過去の議事録

2010年11月29日(月)開催 第86回TBSラジオ&コミュニケーションズ番組審議会より
「JUNK 山里亮太の不毛な議論」 11月18日放送分について

出席者(敬称略)

委員長山野 勝 
副委員長田中珍彦 
委員宮台真司 萩原健太 野地秩嘉 谷川真理 栗原 学 

局側出席者

 加藤 社長

 橋本 番組審議会事務局長

 入江 取締役

 池田 プロデューサー

委員の主な発言

◇リスナーがコーナーをどんどん盛り上げていくというのは、私の知っている深夜放送をフラッシュバックさせるようで懐かしかったです。多分、それがなかったら深夜放送はなくなってしまうようなものではないかと思います。深夜放送ですし、パーソナリティの個性をむき出しにしてというほうが、遠慮するよりは絶対、聞いている人が好めば面白いことになるんだろうと思います。

◇個人的には替え歌のところが非常に楽しかったなと思いました。人の替え歌を山里さんが実際に歌うということになると、何度か練習して歌わないとかなり難しいんじゃないのかなと思ったのですが、非常に上手に歌っておられたので、すごいなと思いました。

◇山里さんが喋っていることは、終始教訓とうんちくが全く含まれていないというか、よくこれだけ内容がないことをいっぱい喋れるというと失礼なように聞こえるんですけれども、でも程度が低いわけではない。どういうことかというと、今テレビに出ているコメンテーターの人とか新聞に書いている人もそうですけれども、ほとんどはその立場にいると教訓とうんちくがどうしても入って、何となく自分を賢そうに見せたいという欲望が入ってくるんですけれども、お笑いということだけでなく、山里さんは、自分を賢く見せようとしていない。これは意外とやれそうでやれない。すごいことだと思います。

◇妄想みたいなものだけで番組が構成されていくというのは、ある意味痛快な感じもしました。若くて、夜をどう過ごしていいかわからない、妄想で頭がムンムンになっている中高生は、自分の妄想のスキルアップのためにも、1つのライバルとして山里さんを捉えて、一緒に妄想に妄想を重ねるといった経験を経てみんなそれなりに大人になっていくんだと思うので、これこそAMの深夜の1つのあり方なのかなと。これがあって「ラジオ深夜便」がある。両方あって安心だなという感じは受けました。
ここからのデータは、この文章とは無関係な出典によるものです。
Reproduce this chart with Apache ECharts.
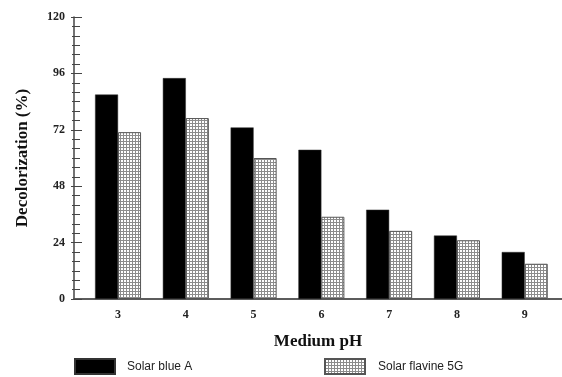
<!DOCTYPE html>
<html><head><meta charset="utf-8">
<script src="https://cdn.jsdelivr.net/npm/echarts@6/dist/echarts.min.js"></script>
<style>html,body{margin:0;padding:0;background:#fff}#c{width:562px;height:377px}</style>
</head><body><div id="c"></div>
<script>
var phValues = [3, 4, 5, 6, 7, 8, 9];
var solarBlueA = [87, 94, 73, 63.5, 38, 27, 20];
var solarFlavine5G = [71, 77, 60, 35, 29, 25, 15];
var yTicks = [0, 24, 48, 72, 96, 120];

function makePattern() {
  var c = document.createElement('canvas');
  c.width = 3; c.height = 3;
  var ctx = c.getContext('2d');
  ctx.fillStyle = '#8c8c8c'; ctx.fillRect(0, 0, 3, 3);
  ctx.fillStyle = '#ffffff'; ctx.fillRect(1, 1, 2, 2);
  return c;
}
var pat = { image: makePattern(), repeat: 'repeat' };

var serif = '"Liberation Serif","Times New Roman",serif';
var sans = '"Liberation Sans",Arial,sans-serif';

var chart = echarts.init(document.getElementById('c'), null, { renderer: 'canvas' });
chart.setOption({
  animation: false,
  backgroundColor: '#fff',
  grid: { left: 74, right: 0, top: 17, bottom: 78, containLabel: false },
  legend: [
    { data: [{ name: 'Solar blue A', icon: 'rect' }], left: 74, top: 358, itemWidth: 40, itemHeight: 15, padding: 0,
      textStyle: { fontFamily: sans, fontSize: 12, color: '#222', padding: [0, 0, 0, 7] }, selectedMode: false },
    { data: [{ name: 'Solar flavine 5G', icon: 'rect' }], left: 324, top: 358, itemWidth: 40, itemHeight: 15, padding: 0,
      textStyle: { fontFamily: sans, fontSize: 12, color: '#222', padding: [0, 0, 0, 8] }, selectedMode: false }
  ],
  xAxis: [{
    type: 'value', min: 2.35, max: 9.55, position: 'bottom',
    name: 'Medium pH', nameLocation: 'middle', nameGap: 34,
    nameTextStyle: { fontFamily: serif, fontWeight: 'bold', fontSize: 17, color: '#111' },
    axisLine: { show: true, lineStyle: { color: '#444', width: 1.5 } },
    axisTick: { show: false },
    splitLine: { show: false },
    axisLabel: { customValues: phValues, margin: 10, fontFamily: serif, fontWeight: 'bold', fontSize: 12, color: '#222',
      formatter: function (v) { return String(Math.round(v)); } }
  }, {
    type: 'value', min: 2.35, max: 9.55, position: 'top',
    axisLine: { show: true, lineStyle: { color: '#555', width: 1.5 } },
    axisTick: { show: false }, axisLabel: { show: false }, splitLine: { show: false }
  }],
  yAxis: [{
    type: 'value', min: 0, max: 120, interval: 24, position: 'left',
    name: 'Decolorization (%)', nameLocation: 'middle', nameGap: 43,
    nameTextStyle: { fontFamily: serif, fontWeight: 'bold', fontSize: 17, color: '#111' },
    axisLine: { show: true, lineStyle: { color: '#444', width: 1.5 } },
    axisTick: { show: true, length: 3, lineStyle: { color: '#444' } },
    minorTick: { show: true, splitNumber: 6, length: 2, lineStyle: { color: '#444' } },
    splitLine: { show: false },
    axisLabel: { margin: 9, fontFamily: serif, fontWeight: 'bold', fontSize: 12, color: '#222',
      customValues: yTicks }
  }, {
    type: 'value', min: 0, max: 120, interval: 24, position: 'left',
    axisLine: { show: false },
    axisTick: { show: true, inside: true, length: 8, lineStyle: { color: '#444' } },
    minorTick: { show: true, splitNumber: 6, length: 6, lineStyle: { color: '#444' } },
    splitLine: { show: false }, axisLabel: { show: false }
  }],
  series: [{
    name: 'Solar blue A', type: 'bar', xAxisIndex: 0, yAxisIndex: 0,
    barWidth: 23, barGap: '0%',
    itemStyle: { color: '#000', borderColor: '#333', borderWidth: 0.5 },
    data: phValues.map(function (x, i) { return [x, solarBlueA[i]]; })
  }, {
    name: 'Solar flavine 5G', type: 'bar', xAxisIndex: 0, yAxisIndex: 0,
    barWidth: 23, barGap: '0%',
    itemStyle: { color: pat, borderColor: '#555', borderWidth: 1 },
    data: phValues.map(function (x, i) { return [x, solarFlavine5G[i]]; })
  }]
});
</script></body></html>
◇若い人間たちの間の深夜放送と言うとある種の共同性というか、リスナー共同体みたいなものをみんな意識していた感じしますが、それとの比較で言うと、山里亮太さんの番組は、そういうリスナー共同体という感じを余り与えないというか、この番組だけでは恐らくなくて、そういう共同性というのはないのかなと。昔だったら、ある種の共同性とパーソナリティーという関係だったのが、パーソナリティーと個々の人間の分断されたつながりがメインになっているのかなというのは、僕としてはとても印象深く感じられました。

◇深夜放送、私も今から40年以上前の話ですけれども、今の中高生もそう変わっていないなという気がしました。個々の番組のコーナーについては、私なんかとはもう年が随分違いますので、「面白い」のとり方が多分違うんだと思います。でも、まあそれなりに理解はできたかなと思います。番組の中で紹介されましたけれども、62歳の主婦の方の感想を言っていましたよね。これはすごく力強いというか、この番組をしっかり聞いている62歳の主婦の方がいるということは大変面白いなと思いました。ということは、60代になっても笑いの根本みたいなものがそんなに大きく変わるわけではないので。特に今の若い人がどういうことを考えているのかということを逆に知るいい機会なのかなと思いました。